Written exercise: Transcribe each line of the material as it is, and drop any picture.

'''

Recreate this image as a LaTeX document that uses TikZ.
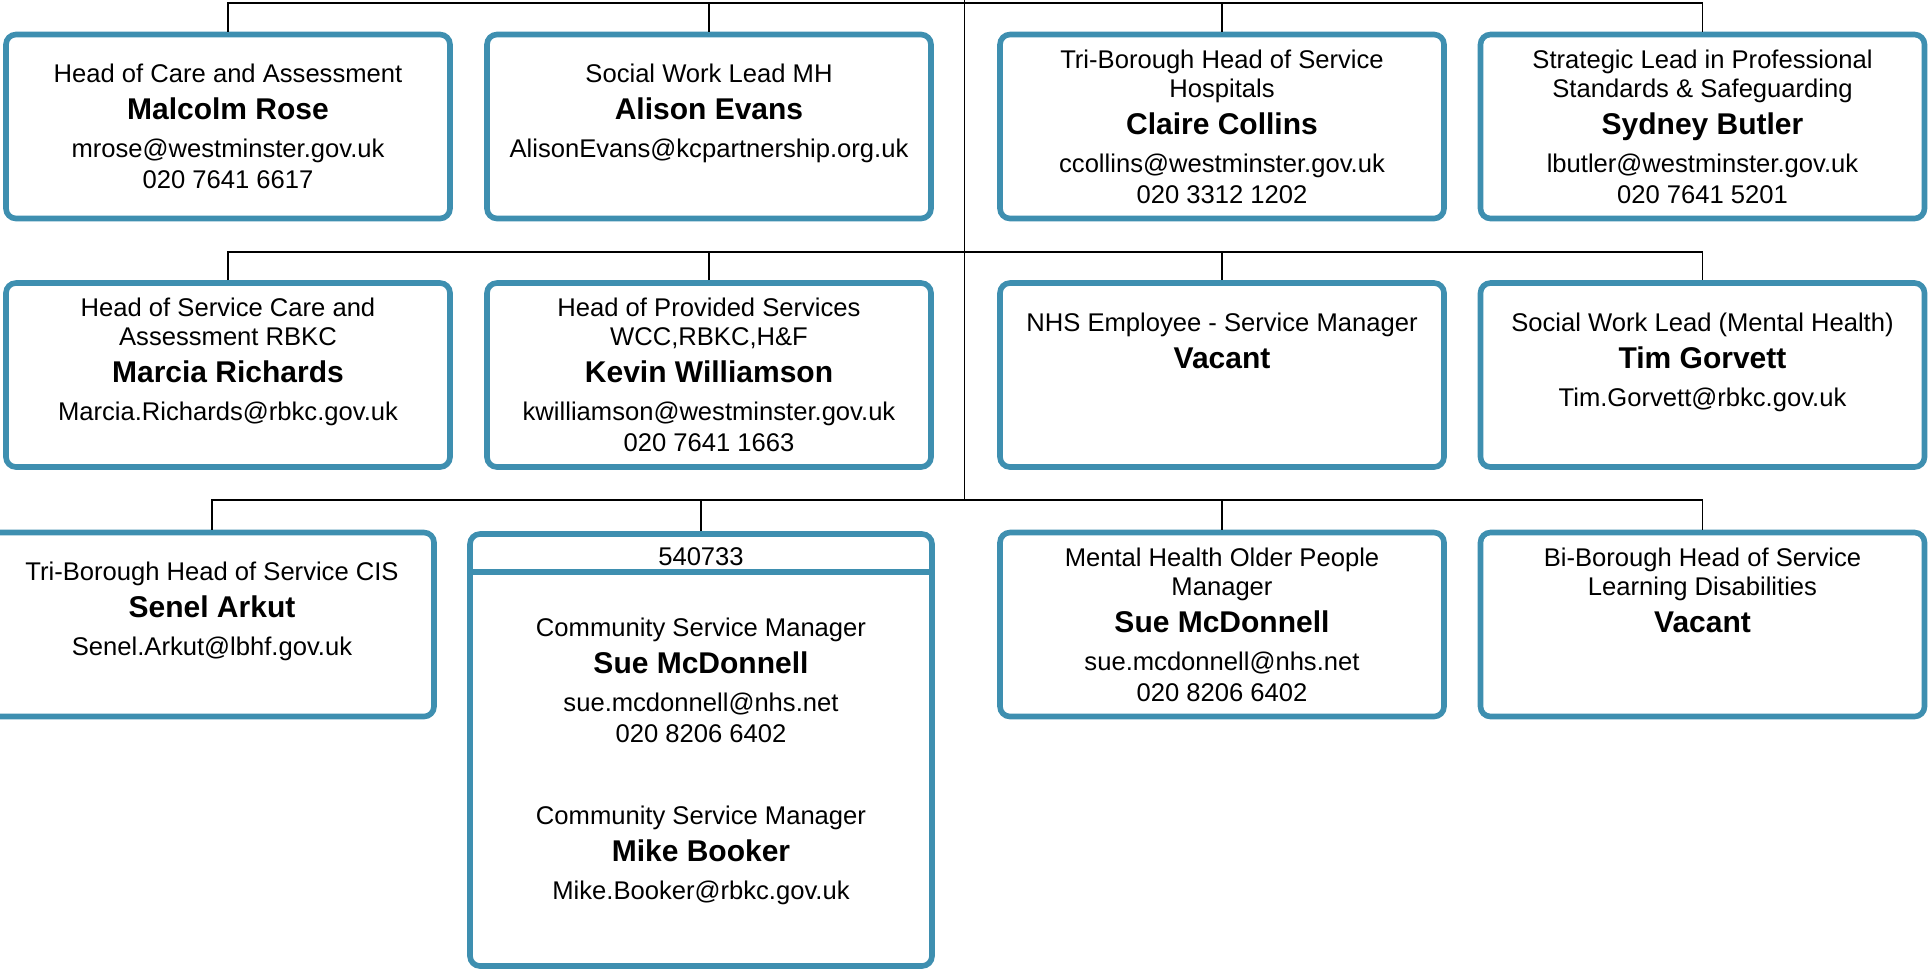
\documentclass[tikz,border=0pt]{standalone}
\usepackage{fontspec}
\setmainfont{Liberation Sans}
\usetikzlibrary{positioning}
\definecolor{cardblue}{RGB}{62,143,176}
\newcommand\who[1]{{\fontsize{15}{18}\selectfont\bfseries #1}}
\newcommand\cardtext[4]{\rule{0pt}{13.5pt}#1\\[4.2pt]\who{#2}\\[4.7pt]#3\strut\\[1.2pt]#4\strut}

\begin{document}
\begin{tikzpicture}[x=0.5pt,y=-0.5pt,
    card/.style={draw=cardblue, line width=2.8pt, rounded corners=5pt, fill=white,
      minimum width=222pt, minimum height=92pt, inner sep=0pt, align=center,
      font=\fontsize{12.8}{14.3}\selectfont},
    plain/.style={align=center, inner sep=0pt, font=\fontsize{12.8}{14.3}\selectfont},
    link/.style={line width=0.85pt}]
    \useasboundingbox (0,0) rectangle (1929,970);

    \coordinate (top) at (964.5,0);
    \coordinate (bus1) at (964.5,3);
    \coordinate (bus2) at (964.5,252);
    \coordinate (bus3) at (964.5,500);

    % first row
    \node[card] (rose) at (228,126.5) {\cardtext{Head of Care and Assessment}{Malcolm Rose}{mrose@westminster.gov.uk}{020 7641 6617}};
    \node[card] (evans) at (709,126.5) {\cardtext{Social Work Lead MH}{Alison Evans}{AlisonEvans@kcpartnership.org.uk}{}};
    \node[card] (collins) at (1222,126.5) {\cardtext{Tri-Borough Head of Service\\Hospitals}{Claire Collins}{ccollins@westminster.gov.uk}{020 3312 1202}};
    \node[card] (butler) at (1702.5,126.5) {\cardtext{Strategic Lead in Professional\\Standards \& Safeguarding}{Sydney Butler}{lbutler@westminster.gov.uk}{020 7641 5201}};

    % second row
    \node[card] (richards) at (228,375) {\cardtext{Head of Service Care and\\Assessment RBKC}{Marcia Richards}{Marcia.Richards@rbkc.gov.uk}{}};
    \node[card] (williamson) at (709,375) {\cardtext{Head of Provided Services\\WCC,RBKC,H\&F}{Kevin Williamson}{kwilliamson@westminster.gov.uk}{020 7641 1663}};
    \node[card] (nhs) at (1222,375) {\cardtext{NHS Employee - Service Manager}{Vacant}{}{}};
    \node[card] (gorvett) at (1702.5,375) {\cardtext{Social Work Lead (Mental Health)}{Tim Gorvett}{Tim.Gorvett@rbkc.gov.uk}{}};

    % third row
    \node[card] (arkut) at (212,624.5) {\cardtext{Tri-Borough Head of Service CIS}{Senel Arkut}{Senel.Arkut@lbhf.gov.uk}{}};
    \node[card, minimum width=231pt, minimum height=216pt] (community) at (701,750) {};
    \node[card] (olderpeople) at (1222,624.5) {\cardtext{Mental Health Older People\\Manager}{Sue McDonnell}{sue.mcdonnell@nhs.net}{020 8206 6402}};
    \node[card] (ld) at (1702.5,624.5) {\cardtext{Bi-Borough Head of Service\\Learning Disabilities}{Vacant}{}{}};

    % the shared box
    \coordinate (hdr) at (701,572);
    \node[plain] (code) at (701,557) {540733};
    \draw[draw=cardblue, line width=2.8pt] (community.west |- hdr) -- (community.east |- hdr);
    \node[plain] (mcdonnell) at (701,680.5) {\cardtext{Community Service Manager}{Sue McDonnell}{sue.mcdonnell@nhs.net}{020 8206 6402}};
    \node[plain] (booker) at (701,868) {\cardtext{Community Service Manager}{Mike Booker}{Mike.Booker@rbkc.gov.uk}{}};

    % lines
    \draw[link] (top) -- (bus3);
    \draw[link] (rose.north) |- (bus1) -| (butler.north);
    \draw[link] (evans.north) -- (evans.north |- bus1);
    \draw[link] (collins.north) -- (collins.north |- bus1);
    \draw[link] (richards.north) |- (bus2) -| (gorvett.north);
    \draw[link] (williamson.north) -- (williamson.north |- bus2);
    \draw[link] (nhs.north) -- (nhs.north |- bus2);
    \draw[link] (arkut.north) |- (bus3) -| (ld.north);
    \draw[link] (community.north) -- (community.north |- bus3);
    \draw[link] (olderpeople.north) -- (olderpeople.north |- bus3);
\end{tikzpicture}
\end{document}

'''

The solution:
Recreate this image as a LaTeX document that uses TikZ.
\documentclass[tikz,border=0pt]{standalone}
\usepackage{fontspec}
\setmainfont{Liberation Sans}
\usetikzlibrary{positioning}
\definecolor{cardblue}{RGB}{62,143,176}
\newcommand\who[1]{{\fontsize{15}{18}\selectfont\bfseries #1}}
\newcommand\cardtext[4]{\rule{0pt}{13.5pt}#1\\[4.2pt]\who{#2}\\[4.7pt]#3\strut\\[1.2pt]#4\strut}

\begin{document}
\begin{tikzpicture}[x=0.5pt,y=-0.5pt,
    card/.style={draw=cardblue, line width=2.8pt, rounded corners=5pt, fill=white,
      minimum width=222pt, minimum height=92pt, inner sep=0pt, align=center,
      font=\fontsize{12.8}{14.3}\selectfont},
    plain/.style={align=center, inner sep=0pt, font=\fontsize{12.8}{14.3}\selectfont},
    link/.style={line width=0.85pt}]
    \useasboundingbox (0,0) rectangle (1929,970);

    \coordinate (top) at (964.5,0);
    \coordinate (bus1) at (964.5,3);
    \coordinate (bus2) at (964.5,252);
    \coordinate (bus3) at (964.5,500);

    % first row
    \node[card] (rose) at (228,126.5) {\cardtext{Head of Care and Assessment}{Malcolm Rose}{mrose@westminster.gov.uk}{020 7641 6617}};
    \node[card] (evans) at (709,126.5) {\cardtext{Social Work Lead MH}{Alison Evans}{AlisonEvans@kcpartnership.org.uk}{}};
    \node[card] (collins) at (1222,126.5) {\cardtext{Tri-Borough Head of Service\\Hospitals}{Claire Collins}{ccollins@westminster.gov.uk}{020 3312 1202}};
    \node[card] (butler) at (1702.5,126.5) {\cardtext{Strategic Lead in Professional\\Standards \& Safeguarding}{Sydney Butler}{lbutler@westminster.gov.uk}{020 7641 5201}};

    % second row
    \node[card] (richards) at (228,375) {\cardtext{Head of Service Care and\\Assessment RBKC}{Marcia Richards}{Marcia.Richards@rbkc.gov.uk}{}};
    \node[card] (williamson) at (709,375) {\cardtext{Head of Provided Services\\WCC,RBKC,H\&F}{Kevin Williamson}{kwilliamson@westminster.gov.uk}{020 7641 1663}};
    \node[card] (nhs) at (1222,375) {\cardtext{NHS Employee - Service Manager}{Vacant}{}{}};
    \node[card] (gorvett) at (1702.5,375) {\cardtext{Social Work Lead (Mental Health)}{Tim Gorvett}{Tim.Gorvett@rbkc.gov.uk}{}};

    % third row
    \node[card] (arkut) at (212,624.5) {\cardtext{Tri-Borough Head of Service CIS}{Senel Arkut}{Senel.Arkut@lbhf.gov.uk}{}};
    \node[card, minimum width=231pt, minimum height=216pt] (community) at (701,750) {};
    \node[card] (olderpeople) at (1222,624.5) {\cardtext{Mental Health Older People\\Manager}{Sue McDonnell}{sue.mcdonnell@nhs.net}{020 8206 6402}};
    \node[card] (ld) at (1702.5,624.5) {\cardtext{Bi-Borough Head of Service\\Learning Disabilities}{Vacant}{}{}};

    % the shared box
    \coordinate (hdr) at (701,572);
    \node[plain] (code) at (701,557) {540733};
    \draw[draw=cardblue, line width=2.8pt] (community.west |- hdr) -- (community.east |- hdr);
    \node[plain] (mcdonnell) at (701,680.5) {\cardtext{Community Service Manager}{Sue McDonnell}{sue.mcdonnell@nhs.net}{020 8206 6402}};
    \node[plain] (booker) at (701,868) {\cardtext{Community Service Manager}{Mike Booker}{Mike.Booker@rbkc.gov.uk}{}};

    % lines
    \draw[link] (top) -- (bus3);
    \draw[link] (rose.north) |- (bus1) -| (butler.north);
    \draw[link] (evans.north) -- (evans.north |- bus1);
    \draw[link] (collins.north) -- (collins.north |- bus1);
    \draw[link] (richards.north) |- (bus2) -| (gorvett.north);
    \draw[link] (williamson.north) -- (williamson.north |- bus2);
    \draw[link] (nhs.north) -- (nhs.north |- bus2);
    \draw[link] (arkut.north) |- (bus3) -| (ld.north);
    \draw[link] (community.north) -- (community.north |- bus3);
    \draw[link] (olderpeople.north) -- (olderpeople.north |- bus3);
\end{tikzpicture}
\end{document}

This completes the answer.